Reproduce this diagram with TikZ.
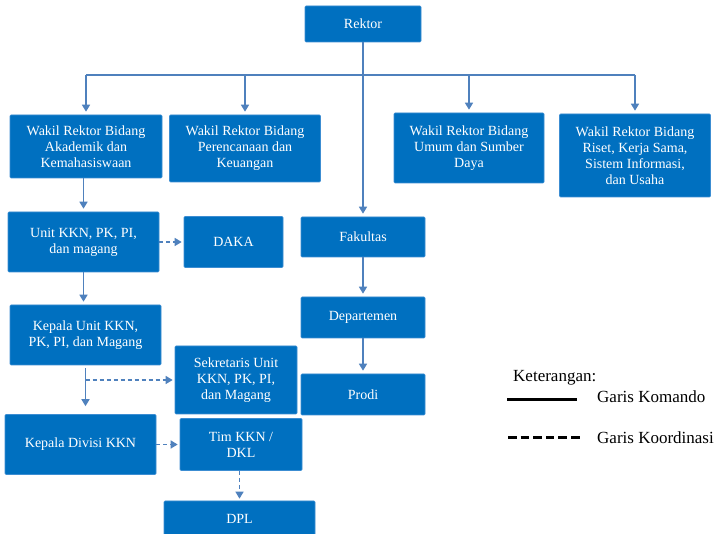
\documentclass[tikz,border=0pt]{standalone}
\usepackage{fontspec}
\setmainfont{Liberation Serif}
\usetikzlibrary{arrows.meta}
\definecolor{boxblue}{HTML}{0070C0}
\definecolor{boxedge}{HTML}{3C8DD2}
\definecolor{linkblue}{HTML}{4F81BD}
\begin{document}
\begin{tikzpicture}[x=1pt,y=-1pt,
  box/.style={draw=boxedge, line width=0.6pt, fill=boxblue, text=white, align=center,
    font=\fontsize{14}{16}\selectfont, inner sep=0pt, rounded corners=1pt},
  cmd/.style={draw=linkblue, line width=1.5pt},
  cmdarrow/.style={cmd, -{Triangle[width=8pt,length=7pt]}, shorten >=3pt},
  coord/.style={draw=linkblue, line width=1.3pt, dash pattern=on 4pt off 3pt,
    -{Triangle[width=8pt,length=7pt]}, shorten >=2pt},
  legendtext/.style={font=\fontsize{17}{20}\selectfont, inner sep=0pt, anchor=west}
]
\useasboundingbox (0,0) rectangle (718,534);
\fill[white] (0,0) rectangle (718,534);

% boxes
\node[box, minimum width=116pt, minimum height=36pt] (rektor) at (363,24) {Rektor};
\node[box, minimum width=152pt, minimum height=63pt] (wr1) at (86,146.5) {Wakil Rektor Bidang\\Akademik dan\\Kemahasiswaan};
\node[box, minimum width=151pt, minimum height=67pt] (wr2) at (245,148.5) {Wakil Rektor Bidang\\Perencanaan dan\\Keuangan};
\node[box, minimum width=150pt, minimum height=70pt] (wr3) at (469,148) {Wakil Rektor Bidang\\Umum dan Sumber\\Daya};
\node[box, minimum width=151pt, minimum height=83pt] (wr4) at (635,155.5) {Wakil Rektor Bidang\\Riset, Kerja Sama,\\Sistem Informasi,\\dan Usaha};

\node[box, minimum width=151pt, minimum height=60pt] (unit) at (83.5,242) {Unit KKN, PK, PI,\\dan magang};
\node[box, minimum width=99pt, minimum height=51pt] (daka) at (233.5,242) {DAKA};
\node[box, minimum width=151pt, minimum height=60pt] (kepunit) at (85.5,335) {Kepala Unit KKN,\\PK, PI, dan Magang};
\node[box, minimum width=122pt, minimum height=68pt] (sekr) at (236,380) {Sekretaris Unit\\KKN, PK, PI,\\dan Magang};
\node[box, minimum width=151pt, minimum height=60pt] (kepdiv) at (80.5,444.5) {Kepala Divisi KKN};
\node[box, minimum width=122pt, minimum height=52pt] (tim) at (241,444.5) {Tim KKN /\\DKL};
\node[box, minimum width=151pt, minimum height=35pt] (dpl) at (239.5,518.5) {DPL};

\node[box, minimum width=124pt, minimum height=40pt] (fak) at (363,237) {Fakultas};
\node[box, minimum width=124pt, minimum height=41pt] (dept) at (363,317.5) {Departemen};
\node[box, minimum width=124pt, minimum height=41pt] (prodi) at (363,394.5) {Prodi};

% command lines
\coordinate (bar) at (363,75);
\draw[cmd] (bar -| wr1.north) -- (bar -| wr4.north);
\draw[cmdarrow] (rektor.south) -- (fak.north);
\draw[cmdarrow] (bar -| wr1.north) -- (wr1.north);
\draw[cmdarrow] (bar -| wr2.north) -- (wr2.north);
\draw[cmdarrow] (bar -| wr3.north) -- (wr3.north);
\draw[cmdarrow] (bar -| wr4.north) -- (wr4.north);
\draw[cmdarrow] (wr1.south -| unit.north) -- (unit.north);
\draw[cmdarrow] (unit.south) -- (unit.south |- kepunit.north);
\draw[cmdarrow, shorten <=3pt, shorten >=8pt] (kepunit.south) -- (kepunit.south |- kepdiv.north);
\draw[cmdarrow] (fak.south) -- (dept.north);
\draw[cmdarrow] (dept.south) -- (prodi.north);

% coordination lines
\draw[coord] (unit.east) -- (daka.west);
\draw[coord] (kepunit.south |- sekr.west) -- (sekr.west);
\draw[coord] (kepdiv.east) -- (tim.west);
\draw[coord] (tim.south -| dpl.north) -- (dpl.north);

% legend
\node[legendtext] (ket) at (513,378) {Keterangan:};
\coordinate (ka) at (507,400);
\coordinate (kb) at (577,400);
\draw[line width=3pt, black] (ka) -- (kb);
\node[legendtext] (gk) at (597,397) {Garis Komando};
\coordinate (da) at (508,438);
\coordinate (db) at (580,438);
\draw[line width=3pt, black, dash pattern=on 8.6pt off 4pt] (da) -- (db);
\node[legendtext] (gko) at (597,438) {Garis Koordinasi};
\end{tikzpicture}
\end{document}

● ● ● ●

### YOUR INSTRUCTIONS
Starting at the top of the listing above, please restate word for word each line up to and including the one that holds "width=151pt, minimum height=83pt]", omitting every image.

### RESULT
Reproduce this diagram with TikZ.
\documentclass[tikz,border=0pt]{standalone}
\usepackage{fontspec}
\setmainfont{Liberation Serif}
\usetikzlibrary{arrows.meta}
\definecolor{boxblue}{HTML}{0070C0}
\definecolor{boxedge}{HTML}{3C8DD2}
\definecolor{linkblue}{HTML}{4F81BD}
\begin{document}
\begin{tikzpicture}[x=1pt,y=-1pt,
  box/.style={draw=boxedge, line width=0.6pt, fill=boxblue, text=white, align=center,
    font=\fontsize{14}{16}\selectfont, inner sep=0pt, rounded corners=1pt},
  cmd/.style={draw=linkblue, line width=1.5pt},
  cmdarrow/.style={cmd, -{Triangle[width=8pt,length=7pt]}, shorten >=3pt},
  coord/.style={draw=linkblue, line width=1.3pt, dash pattern=on 4pt off 3pt,
    -{Triangle[width=8pt,length=7pt]}, shorten >=2pt},
  legendtext/.style={font=\fontsize{17}{20}\selectfont, inner sep=0pt, anchor=west}
]
\useasboundingbox (0,0) rectangle (718,534);
\fill[white] (0,0) rectangle (718,534);

% boxes
\node[box, minimum width=116pt, minimum height=36pt] (rektor) at (363,24) {Rektor};
\node[box, minimum width=152pt, minimum height=63pt] (wr1) at (86,146.5) {Wakil Rektor Bidang\\Akademik dan\\Kemahasiswaan};
\node[box, minimum width=151pt, minimum height=67pt] (wr2) at (245,148.5) {Wakil Rektor Bidang\\Perencanaan dan\\Keuangan};
\node[box, minimum width=150pt, minimum height=70pt] (wr3) at (469,148) {Wakil Rektor Bidang\\Umum dan Sumber\\Daya};
\node[box, minimum width=151pt, minimum height=83pt] (wr4) at (635,155.5) {Wakil Rektor Bidang\\Riset, Kerja Sama,\\Sistem Informasi,\\dan Usaha};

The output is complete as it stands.